This is like one of the biggest and most stressful issues with young people while growing up.
Like many others, I tend to go for someone who I can't get.
The feeling of a challenge creates a fire inside me, and I'll become a hunter searching for my prey.
If I can't catch my prey, I go hungry, for days to weeks at time.
Relationships, or some say just friends can do that to you.
Lately, I've been hungover this one girl.
It's important to analyze every aspect of this relationship between me and her.
Lets say her name is Rosie.
Rosie is beautiful girl in her 20's whom shares many of the same interests as me, including soccer, tennis, going to the beach, and going out at night.

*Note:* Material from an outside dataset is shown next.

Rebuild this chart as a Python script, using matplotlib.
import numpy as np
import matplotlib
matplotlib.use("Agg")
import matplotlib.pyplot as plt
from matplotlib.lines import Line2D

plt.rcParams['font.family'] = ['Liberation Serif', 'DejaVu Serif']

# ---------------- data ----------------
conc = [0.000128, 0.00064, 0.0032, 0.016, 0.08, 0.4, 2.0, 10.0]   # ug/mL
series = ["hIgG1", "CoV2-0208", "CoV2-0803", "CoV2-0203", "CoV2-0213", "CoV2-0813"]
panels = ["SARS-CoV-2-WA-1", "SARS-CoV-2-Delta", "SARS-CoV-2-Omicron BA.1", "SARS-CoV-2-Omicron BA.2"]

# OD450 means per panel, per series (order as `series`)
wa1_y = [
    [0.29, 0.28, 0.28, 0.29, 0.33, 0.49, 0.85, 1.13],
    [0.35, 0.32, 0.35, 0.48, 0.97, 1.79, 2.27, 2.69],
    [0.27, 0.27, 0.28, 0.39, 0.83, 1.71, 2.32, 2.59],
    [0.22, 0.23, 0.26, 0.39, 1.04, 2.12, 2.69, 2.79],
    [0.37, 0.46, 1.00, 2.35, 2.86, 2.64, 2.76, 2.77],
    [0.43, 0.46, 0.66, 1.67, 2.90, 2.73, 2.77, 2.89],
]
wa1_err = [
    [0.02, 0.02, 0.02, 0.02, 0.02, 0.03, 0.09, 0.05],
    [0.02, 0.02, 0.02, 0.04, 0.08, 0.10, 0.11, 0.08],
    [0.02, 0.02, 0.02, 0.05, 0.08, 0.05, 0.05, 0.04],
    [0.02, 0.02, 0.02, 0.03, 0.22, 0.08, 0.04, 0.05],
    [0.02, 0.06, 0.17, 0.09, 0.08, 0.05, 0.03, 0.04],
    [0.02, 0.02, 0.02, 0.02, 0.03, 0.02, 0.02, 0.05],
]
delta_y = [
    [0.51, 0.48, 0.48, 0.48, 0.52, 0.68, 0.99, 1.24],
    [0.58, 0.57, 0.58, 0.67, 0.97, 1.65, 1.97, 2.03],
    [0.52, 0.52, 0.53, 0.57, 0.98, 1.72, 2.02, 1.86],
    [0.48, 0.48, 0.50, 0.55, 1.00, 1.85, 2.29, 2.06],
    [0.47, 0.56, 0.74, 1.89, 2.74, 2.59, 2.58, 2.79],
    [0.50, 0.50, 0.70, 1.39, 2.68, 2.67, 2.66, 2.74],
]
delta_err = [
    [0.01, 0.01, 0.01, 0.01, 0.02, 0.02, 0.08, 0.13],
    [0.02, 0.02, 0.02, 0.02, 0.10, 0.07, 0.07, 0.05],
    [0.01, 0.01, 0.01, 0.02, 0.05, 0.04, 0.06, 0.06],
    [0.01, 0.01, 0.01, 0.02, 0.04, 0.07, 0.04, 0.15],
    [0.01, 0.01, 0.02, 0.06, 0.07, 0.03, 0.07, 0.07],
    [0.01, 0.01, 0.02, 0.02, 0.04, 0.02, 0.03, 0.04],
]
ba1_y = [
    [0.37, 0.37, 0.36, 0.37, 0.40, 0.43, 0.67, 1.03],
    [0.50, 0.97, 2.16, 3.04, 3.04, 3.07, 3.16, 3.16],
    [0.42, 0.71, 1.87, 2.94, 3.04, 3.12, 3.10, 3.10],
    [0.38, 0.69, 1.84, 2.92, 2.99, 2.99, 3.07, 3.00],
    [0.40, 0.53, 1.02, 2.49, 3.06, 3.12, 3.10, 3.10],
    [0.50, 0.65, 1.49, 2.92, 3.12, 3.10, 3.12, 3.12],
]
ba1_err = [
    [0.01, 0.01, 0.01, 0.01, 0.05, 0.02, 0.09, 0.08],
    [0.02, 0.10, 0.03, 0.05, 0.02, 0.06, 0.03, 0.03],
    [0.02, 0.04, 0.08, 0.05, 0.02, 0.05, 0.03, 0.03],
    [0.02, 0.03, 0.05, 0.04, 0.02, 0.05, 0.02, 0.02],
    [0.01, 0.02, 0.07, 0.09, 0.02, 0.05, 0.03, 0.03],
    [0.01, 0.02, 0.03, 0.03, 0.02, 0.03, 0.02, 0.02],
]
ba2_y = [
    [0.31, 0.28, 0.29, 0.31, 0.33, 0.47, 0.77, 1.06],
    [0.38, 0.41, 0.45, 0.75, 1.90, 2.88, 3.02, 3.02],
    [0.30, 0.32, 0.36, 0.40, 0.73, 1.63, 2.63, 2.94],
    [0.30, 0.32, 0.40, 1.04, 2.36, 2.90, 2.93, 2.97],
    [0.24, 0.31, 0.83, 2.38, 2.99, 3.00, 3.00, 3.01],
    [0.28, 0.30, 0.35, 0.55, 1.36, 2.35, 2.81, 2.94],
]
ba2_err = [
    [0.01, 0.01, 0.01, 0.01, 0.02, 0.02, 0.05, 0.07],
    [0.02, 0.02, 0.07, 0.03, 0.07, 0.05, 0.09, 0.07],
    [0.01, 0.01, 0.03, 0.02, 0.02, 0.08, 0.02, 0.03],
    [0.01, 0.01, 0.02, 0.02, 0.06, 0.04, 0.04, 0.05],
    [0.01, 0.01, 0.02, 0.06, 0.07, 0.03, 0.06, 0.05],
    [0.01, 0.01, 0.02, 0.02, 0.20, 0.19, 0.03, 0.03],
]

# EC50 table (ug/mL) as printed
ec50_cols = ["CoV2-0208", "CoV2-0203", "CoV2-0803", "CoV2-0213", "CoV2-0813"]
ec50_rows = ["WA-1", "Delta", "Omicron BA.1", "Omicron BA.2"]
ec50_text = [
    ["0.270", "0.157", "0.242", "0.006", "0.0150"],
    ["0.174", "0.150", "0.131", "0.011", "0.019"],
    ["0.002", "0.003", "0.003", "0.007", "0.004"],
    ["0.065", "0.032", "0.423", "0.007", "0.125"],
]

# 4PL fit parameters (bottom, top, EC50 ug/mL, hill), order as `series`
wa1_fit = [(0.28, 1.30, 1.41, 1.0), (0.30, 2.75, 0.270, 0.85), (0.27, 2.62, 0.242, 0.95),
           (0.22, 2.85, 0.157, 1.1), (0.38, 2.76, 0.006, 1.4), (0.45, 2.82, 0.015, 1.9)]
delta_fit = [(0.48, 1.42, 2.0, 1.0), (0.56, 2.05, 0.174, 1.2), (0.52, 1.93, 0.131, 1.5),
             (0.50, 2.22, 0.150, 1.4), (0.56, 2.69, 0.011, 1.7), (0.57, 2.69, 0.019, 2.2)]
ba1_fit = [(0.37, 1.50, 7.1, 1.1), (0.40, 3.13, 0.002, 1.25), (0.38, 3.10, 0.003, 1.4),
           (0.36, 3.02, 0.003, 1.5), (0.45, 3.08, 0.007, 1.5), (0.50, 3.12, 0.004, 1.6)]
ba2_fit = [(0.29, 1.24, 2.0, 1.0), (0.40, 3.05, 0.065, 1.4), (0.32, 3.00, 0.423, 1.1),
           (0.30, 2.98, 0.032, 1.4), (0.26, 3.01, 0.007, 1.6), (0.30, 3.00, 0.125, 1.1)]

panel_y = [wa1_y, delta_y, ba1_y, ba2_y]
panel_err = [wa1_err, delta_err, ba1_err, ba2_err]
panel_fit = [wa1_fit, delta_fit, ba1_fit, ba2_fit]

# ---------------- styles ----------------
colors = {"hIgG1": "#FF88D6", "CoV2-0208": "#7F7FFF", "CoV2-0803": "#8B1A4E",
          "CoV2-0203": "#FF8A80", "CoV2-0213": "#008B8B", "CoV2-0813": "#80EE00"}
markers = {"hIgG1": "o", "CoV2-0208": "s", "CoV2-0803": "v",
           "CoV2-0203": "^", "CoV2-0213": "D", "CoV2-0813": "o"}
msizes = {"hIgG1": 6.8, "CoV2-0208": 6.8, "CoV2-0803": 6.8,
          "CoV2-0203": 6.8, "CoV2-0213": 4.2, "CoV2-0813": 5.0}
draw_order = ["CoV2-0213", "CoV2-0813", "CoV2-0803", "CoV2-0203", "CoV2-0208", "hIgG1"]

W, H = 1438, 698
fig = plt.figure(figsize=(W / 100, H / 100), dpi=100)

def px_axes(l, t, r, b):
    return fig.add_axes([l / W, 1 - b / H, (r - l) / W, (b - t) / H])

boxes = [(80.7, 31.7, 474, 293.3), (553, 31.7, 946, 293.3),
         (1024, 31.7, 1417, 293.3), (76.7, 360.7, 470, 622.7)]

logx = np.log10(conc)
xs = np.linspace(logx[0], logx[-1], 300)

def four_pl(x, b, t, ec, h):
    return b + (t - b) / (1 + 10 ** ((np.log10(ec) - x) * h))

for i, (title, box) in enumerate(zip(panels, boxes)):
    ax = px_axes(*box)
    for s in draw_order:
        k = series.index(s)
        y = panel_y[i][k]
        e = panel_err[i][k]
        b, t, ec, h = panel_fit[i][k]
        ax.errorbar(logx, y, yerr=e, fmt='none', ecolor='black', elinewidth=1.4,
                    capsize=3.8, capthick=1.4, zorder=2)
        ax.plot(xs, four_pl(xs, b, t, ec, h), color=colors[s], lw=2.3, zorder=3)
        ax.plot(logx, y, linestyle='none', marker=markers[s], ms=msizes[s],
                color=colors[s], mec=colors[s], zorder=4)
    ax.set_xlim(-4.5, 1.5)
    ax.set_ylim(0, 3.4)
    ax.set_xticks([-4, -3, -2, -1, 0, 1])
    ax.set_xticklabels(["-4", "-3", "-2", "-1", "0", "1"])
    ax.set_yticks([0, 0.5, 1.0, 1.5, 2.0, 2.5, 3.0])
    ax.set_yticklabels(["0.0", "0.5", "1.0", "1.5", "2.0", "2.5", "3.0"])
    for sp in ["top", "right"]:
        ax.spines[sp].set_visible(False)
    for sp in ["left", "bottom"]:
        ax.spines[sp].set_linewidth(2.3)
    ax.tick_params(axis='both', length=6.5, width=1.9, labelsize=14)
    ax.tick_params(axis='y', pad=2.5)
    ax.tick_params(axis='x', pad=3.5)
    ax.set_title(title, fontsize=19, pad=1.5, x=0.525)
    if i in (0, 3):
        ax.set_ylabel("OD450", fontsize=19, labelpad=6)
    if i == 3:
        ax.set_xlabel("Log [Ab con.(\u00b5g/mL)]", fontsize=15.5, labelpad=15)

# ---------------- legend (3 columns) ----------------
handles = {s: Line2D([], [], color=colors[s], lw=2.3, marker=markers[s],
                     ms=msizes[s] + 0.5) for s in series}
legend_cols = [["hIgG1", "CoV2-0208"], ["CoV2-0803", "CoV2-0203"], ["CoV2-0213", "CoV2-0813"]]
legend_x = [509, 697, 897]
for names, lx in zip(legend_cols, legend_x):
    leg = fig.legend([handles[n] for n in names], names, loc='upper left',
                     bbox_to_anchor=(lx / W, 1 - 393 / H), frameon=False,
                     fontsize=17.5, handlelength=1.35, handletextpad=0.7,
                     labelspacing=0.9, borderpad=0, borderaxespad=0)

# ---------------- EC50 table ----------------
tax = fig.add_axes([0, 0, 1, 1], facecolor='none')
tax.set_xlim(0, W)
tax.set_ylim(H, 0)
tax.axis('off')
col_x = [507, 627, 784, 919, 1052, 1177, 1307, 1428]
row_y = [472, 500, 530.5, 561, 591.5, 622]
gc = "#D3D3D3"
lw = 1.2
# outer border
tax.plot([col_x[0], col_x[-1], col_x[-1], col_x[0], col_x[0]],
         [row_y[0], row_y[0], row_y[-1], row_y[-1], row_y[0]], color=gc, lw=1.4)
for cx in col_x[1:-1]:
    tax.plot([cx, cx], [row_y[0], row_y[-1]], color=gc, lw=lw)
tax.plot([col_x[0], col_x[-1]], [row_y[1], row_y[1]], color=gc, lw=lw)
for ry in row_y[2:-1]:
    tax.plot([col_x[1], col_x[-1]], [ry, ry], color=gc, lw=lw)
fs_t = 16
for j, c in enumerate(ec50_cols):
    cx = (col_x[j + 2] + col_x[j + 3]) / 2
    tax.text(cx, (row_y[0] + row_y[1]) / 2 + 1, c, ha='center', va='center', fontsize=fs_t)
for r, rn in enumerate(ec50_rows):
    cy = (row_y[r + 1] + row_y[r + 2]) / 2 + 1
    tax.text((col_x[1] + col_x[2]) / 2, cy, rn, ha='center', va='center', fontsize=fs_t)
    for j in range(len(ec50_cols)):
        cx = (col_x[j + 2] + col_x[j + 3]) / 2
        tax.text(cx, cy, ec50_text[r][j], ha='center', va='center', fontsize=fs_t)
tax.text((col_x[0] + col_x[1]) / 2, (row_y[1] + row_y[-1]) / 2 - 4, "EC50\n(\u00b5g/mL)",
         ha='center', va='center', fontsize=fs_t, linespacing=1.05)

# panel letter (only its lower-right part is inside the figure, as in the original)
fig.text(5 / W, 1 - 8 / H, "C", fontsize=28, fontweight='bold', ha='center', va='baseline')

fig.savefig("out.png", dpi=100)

Not only that, we tend to tease each other constantly with just little, subtle hints throughout the day.
It comes down to a fine line where we tease each other a lot but nothing ever happens.
Your probably wondering why.
It sounds like this is a clear cut case, that she likes me, and I like her.
Typically, I would say the same.
We practically go out together every day for dinner, hang out when ever the two of us is free.
But then why are we not moving past that fine line between just friends and more than friends.
Why's it ha just stop at friends? She has a boyfriend, whom lives far away, approximately 1000 miles in a different state and this causes extreme confusion between where her alliances lie.
I understand that shes having a difficult time.
She's dated this other guy for 2 years, and has just met me for at most a month.
This difference is not the only thing that's stopping her from just breaking up with her boyfriend.
She seems to be one of those very subtle, prude girls who won't make the first move unless aggressive behavior takes places.
The thing is, aggressive behavior is risky, and can turn against you if your not careful.
Perhaps this whole situation is being over analyzed and that if she truly does like me, she would break up with her boyfriend eventually.
My approach to this scenario is taking a slow calm approach.
Let's see where this takes me.
One thing I truly wish to do is to fall in the friend zone.
I know I'm not there, at least not yet, but if nothing happens again in the next few weeks, it's time to move on.